The following year she moved to California to work, again as a dorm director. She was working on her second Masters degree in teaching writing.  I still have a few of the cards she sent me from her home in Arcata. One of them alluded to wanting to experience life as fully as she could. I believe she didn’t see herself growing old. I dismissed it as nonsense, but it wasn’t the first time I had heard her voice her concerns. Because she’d had an older brother who died young, Mary felt a longing for adventure, and a true appreciation for each day in the event a long life would not be her destiny. It was eerily prophetic.

In one of her letters dated 11/6/1984, she asked a question, “Dear ‘Ugly’ (her pet name for me), my thoughts have been with you a lot lately--is there something new? Love, Mary.” I hadn’t yet told her I was pregnant with my first baby.  And when Cliff was born, she was happy for me, giving me the advice and encouragement that was her specialty. She didn’t make a big deal out of the fact that my baby was born with Down syndrome. It didn’t seem to matter.  “You and Ken are lucky to have him, and he’s lucky to have you.” I hope she knew how grateful I felt to hear those words.

 Our all-too-brief friendship remains a jewel in my box of memories.  I can’t explain how it’s possible to love a ghost more and more as I grow older but I do. I especially miss Mary on the days l feel most alone, days where I dwell on what I don’t have, or days I doubt my abilities to write or to teach. I could sure use her advice, though she’d probably just tell me to snap out of it.

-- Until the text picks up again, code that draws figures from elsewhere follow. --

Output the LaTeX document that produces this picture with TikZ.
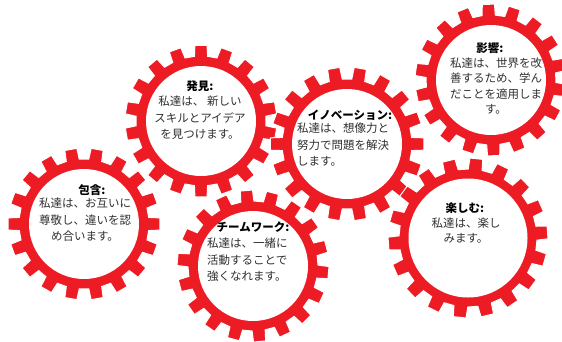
\documentclass[tikz,border=0pt]{standalone}
\usepackage{fontspec}
\setmainfont{Noto Sans CJK JP}
\definecolor{gearred}{HTML}{ED1C24}
\definecolor{bodytext}{HTML}{303030}
\newcommand\mygear[5]{%
  \fill[gearred, draw=white, line width=1pt, shift={(#1,#2)}]
    ({#5-5.8}:#3) \foreach \k in {0,...,17}{
      -- ({#5+\k*20-5.8}:#3) -- ({#5+\k*20-4.6}:#4) -- ({#5+\k*20+4.6}:#4) -- ({#5+\k*20+5.8}:#3) } -- cycle;
}
\tikzset{
  titletext/.style={inner sep=0pt, font=\fontsize{11.5}{16}\selectfont\bfseries, text=black},
  bodyc/.style={inner sep=0pt, align=center, font=\fontsize{11.5}{16.5}\selectfont, text=bodytext},
  bodyl/.style={inner sep=0pt, align=left, font=\fontsize{11.5}{16.5}\selectfont, text=bodytext},
  hole/.style={fill=white}
}
\begin{document}
\begin{tikzpicture}[x=1pt,y=-1pt]
\useasboundingbox (0,0) rectangle (562,341);
% gears
\mygear{84}{224}{65}{76}{0}
\mygear{201}{121}{65}{76}{10}
\mygear{253}{266}{65}{76}{5}
\mygear{347}{144}{65}{77}{0}
\mygear{491}{80}{65}{76}{8}
\mygear{468}{238}{69}{80}{-4}
% holes
\fill[hole] (84,224) circle[radius=55pt];
\fill[hole] (201,121) circle[radius=55pt];
\fill[hole] (253,266) circle[radius=55pt];
\fill[hole] (347,144) circle[radius=55pt];
\fill[hole] (491,80) circle[radius=55pt];
\fill[hole] (468,238) circle[radius=59.5pt];
% texts
\node[titletext] (t1) at (92,190) {包含:};
\node[bodyc] (b1) at (85,220) {私達は、お互いに\\尊敬し、違いを認\\め合います。};
\node[titletext] (t2) at (200,86) {発見:};
\node[bodyc] (b2) at (200,118) {私達は、 新しい\\スキルとアイデア\\を見つけます。};
\node[titletext] (t3) at (253,227) {チームワーク:};
\node[bodyl, anchor=west] (b3) at (207,260) {私達は、一緒に\\活動することで\\強くなれます。};
\node[titletext] (t4) at (350,115) {イノベーション:};
\node[bodyl, anchor=west] (b4) at (297,145) {私達は、想像力と\\努力で問題を解決\\します。};
\node[titletext] (t5) at (490,48) {影響:};
\node[bodyc, font=\fontsize{11.5}{15.2}\selectfont] (b5) at (496,86) {私達は、世界を改\\善するため、学ん\\だことを適用しま\\す。};
\node[titletext] (t6) at (465,208) {楽しむ:};
\node[bodyc, font=\fontsize{11.5}{15.2}\selectfont] (b6) at (466,230.5) {私達は、楽し\\みます。};
\end{tikzpicture}
\end{document}
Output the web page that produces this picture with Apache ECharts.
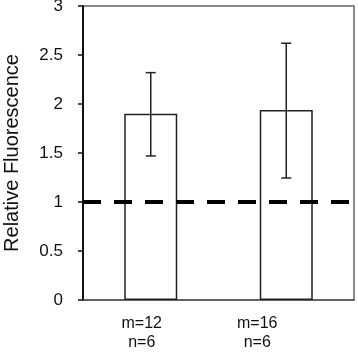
<!DOCTYPE html>
<html>
<head>
<meta charset="utf-8">
<script src="https://cdn.jsdelivr.net/npm/echarts@6/dist/echarts.min.js"></script>
<style>
  html, body { margin: 0; padding: 0; background: #fff; }
  #chart { width: 358px; height: 352px; }
</style>
</head>
<body>
<div id="chart"></div>
<script>
// data
const categories = ['m=12\nn=6', 'm=16\nn=6']
const means = [1.90, 1.94]
const errLow = [1.47, 1.245]
const errHigh = [2.32, 2.62]
const yTicks = [0, 0.5, 1, 1.5, 2, 2.5, 3]
const baseline = 1

const chart = echarts.init(document.getElementById('chart'))

// label offsets so the text sits where the reference has it
const labelPad = [[0, 18, 0, 0], [0, 58, 0, 0]]

const option = {
  animation: false,
  textStyle: { fontFamily: 'Liberation Sans, Arial, sans-serif' },
  grid: {
    left: 83, right: 4, top: 6, bottom: 52,
    outerBoundsMode: 'none',
    containLabel: false,
    show: true,
    borderColor: '#666',
    borderWidth: 1.5
  },
  xAxis: {
    type: 'category',
    data: categories.map((c, i) => ({ value: c, textStyle: { padding: labelPad[i] } })),
    axisLine: { lineStyle: { color: '#555', width: 1.5 } },
    axisTick: { length: 4, lineStyle: { color: '#333', width: 1.5 } },
    axisLabel: {
      color: '#111',
      fontSize: 16,
      lineHeight: 19,
      margin: 14
    },
    splitLine: { show: false }
  },
  yAxis: {
    type: 'value',
    min: yTicks[0],
    max: yTicks[yTicks.length - 1],
    interval: 0.5,
    name: 'Relative Fluorescence',
    nameLocation: 'middle',
    nameGap: 61,
    nameRotate: 90,
    nameTextStyle: { color: '#111', fontSize: 20 },
    axisLine: { show: true, lineStyle: { color: '#111', width: 2 } },
    axisTick: { show: true, length: 5, lineStyle: { color: '#111', width: 1.5 } },
    axisLabel: {
      color: '#111',
      fontSize: 17,
      margin: 20,
      formatter: v => String(v)
    },
    splitLine: { show: false }
  },
  series: [
    {
      type: 'bar',
      data: means,
      barWidth: 53,
      itemStyle: { color: '#fff', borderColor: '#222', borderWidth: 1.5 },
      markLine: {
        silent: true,
        symbol: 'none',
        label: { show: false },
        lineStyle: { color: '#000', width: 4, type: [18, 13] },
        data: [{ yAxis: baseline }]
      },
      z: 2
    },
    {
      type: 'custom',
      data: categories.map((c, i) => [i, errLow[i], errHigh[i]]),
      renderItem: (params, api) => {
        const lo = api.coord([api.value(0), api.value(1)])
        const hi = api.coord([api.value(0), api.value(2)])
        const x = lo[0]
        const cap = 5
        const style = { stroke: '#222', lineWidth: 1.5 }
        return {
          type: 'group',
          children: [
            { type: 'line', shape: { x1: x, y1: lo[1], x2: x, y2: hi[1] }, style },
            { type: 'line', shape: { x1: x - cap, y1: hi[1], x2: x + cap, y2: hi[1] }, style },
            { type: 'line', shape: { x1: x - cap, y1: lo[1], x2: x + cap, y2: lo[1] }, style }
          ]
        }
      },
      z: 5
    }
  ]
}

chart.setOption(option)
</script>
</body>
</html>
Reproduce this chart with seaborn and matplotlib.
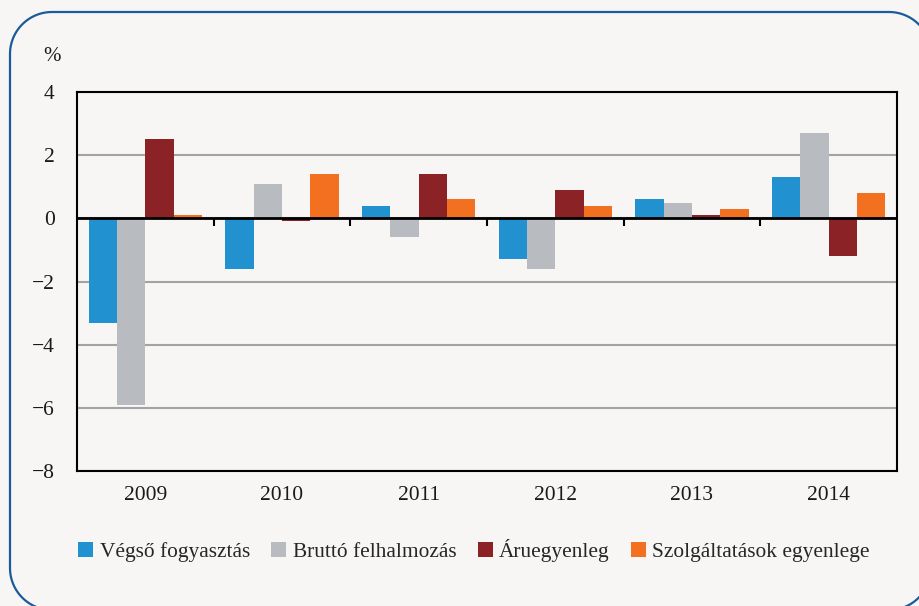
import numpy as np
import pandas as pd
import matplotlib.pyplot as plt
import seaborn as sns

# Data (%)
years = ['2009', '2010', '2011', '2012', '2013', '2014']
vegso = [-3.3, -1.6, 0.4, -1.3, 0.6, 1.3]
brutto = [-5.9, 1.1, -0.6, -1.6, 0.5, 2.7]
aru = [2.5, -0.1, 1.4, 0.9, 0.1, -1.2]
szolg = [0.1, 1.4, 0.6, 0.4, 0.3, 0.8]

series_names = ['Végső fogyasztás', 'Bruttó felhalmozás', 'Áruegyenleg', 'Szolgáltatások egyenlege']
colors = ['#2291d0', '#b8bcc0', '#8b2326', '#f37021']

rows = []
for name, vals in zip(series_names, [vegso, brutto, aru, szolg]):
    for y, v in zip(years, vals):
        rows.append((y, name, v))
df = pd.DataFrame(rows, columns=['Év', 'Sor', 'Érték'])

sns.set_theme(style="white")
plt.rcParams['font.family'] = ['Liberation Serif', 'DejaVu Serif']
bg = '#f7f6f4'

fig = plt.figure(figsize=(9.2, 6.06), dpi=100, facecolor=bg)

# rounded frame around the whole chart, in pixel units (y downward)
frame = fig.add_axes([0, 0, 1, 1], zorder=-1)
frame.set_xlim(0, 920)
frame.set_ylim(606, 0)
frame.axis('off')


def rounded_rect(x0, y0, x1, y1, r, n=30):
    pts = []
    corners = [(x1 - r, y0 + r, -90, 0), (x1 - r, y1 - r, 0, 90),
               (x0 + r, y1 - r, 90, 180), (x0 + r, y0 + r, 180, 270)]
    for cx, cy, a0, a1 in corners:
        t = np.radians(np.linspace(a0, a1, n))
        pts.append(np.column_stack([cx + r * np.cos(t), cy + r * np.sin(t)]))
    pts = np.vstack(pts + [pts[0][:1]])
    return pts[:, 0], pts[:, 1]


fx, fy = rounded_rect(10, 12, 931, 610, 42)
frame.plot(fx, fy, color='#1a5b9c', linewidth=1.6, clip_on=False)

ax = fig.add_axes([77 / 920, 1 - 471 / 606, 820 / 920, 379 / 606])
ax.set_facecolor(bg)
sns.barplot(data=df, x='Év', y='Érték', hue='Sor', palette=colors,
            width=0.83, gap=0, saturation=1, edgecolor='none', ax=ax,
            legend=True, errorbar=None, zorder=3)

ax.set_ylim(-8, 4)
ax.set_yticks([-8, -6, -4, -2, 0, 2, 4])
ax.set_xlim(-0.5, 5.5)
ax.grid(axis='y', color='#a3a3a6', linewidth=1.5, zorder=0)
ax.axhline(0, color='black', linewidth=2, zorder=4)
for s in ax.spines.values():
    s.set_color('black')
    s.set_linewidth(1.5)
    s.set_visible(True)
ax.set_xlabel('')
ax.set_ylabel('')
ax.tick_params(axis='x', length=0, pad=11, labelsize=15.5, colors='#1a1a1a')
ax.tick_params(axis='y', length=0, pad=16, labelsize=15.5, colors='#1a1a1a')

# tick marks on the zero line between the year groups
sec = ax.secondary_xaxis(2 / 3)
sec.set_xticks([0.5, 1.5, 2.5, 3.5, 4.5])
sec.set_xticklabels([])
sec.tick_params(direction='in', length=6, width=1.5, color='black')
sec.spines['bottom'].set_visible(False)
sec.spines['top'].set_visible(False)

ax.text(-0.031, 1.068, '%', transform=ax.transAxes, fontsize=15, color='#1a1a1a',
        ha='center', va='bottom')

handles, labels = ax.get_legend_handles_labels()
ax.legend(handles, labels, loc='upper left', bbox_to_anchor=(-0.009, -0.157),
          ncol=4, frameon=False, fontsize=15.4, handlelength=0.7, handleheight=0.7,
          handletextpad=0.3, columnspacing=1.0, borderaxespad=0)

fig.savefig('out.png', dpi=100, facecolor=bg)
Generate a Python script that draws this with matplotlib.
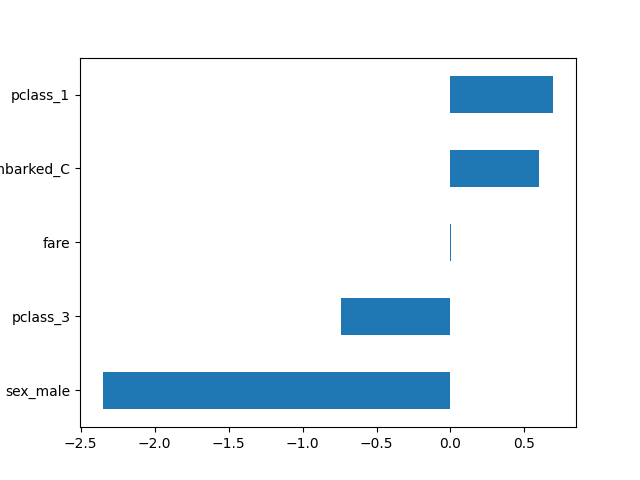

She was one of the strongest people I have ever known. But at thirty-one years old, driving her car on a dark, wet and winding California highway, she lost her life. My guardian angel through my college years, Mary had become my ethereal, true guardian angel dressed in white wings.

I still keep in touch with Mary’s sister, Annette. She’s the only connection I have to Mary now. But every so often I sense her big, blond presence and I swear I can hear her voice, “Hey, Ugly, wipe that dirt off your face--it’s not a good look for you.”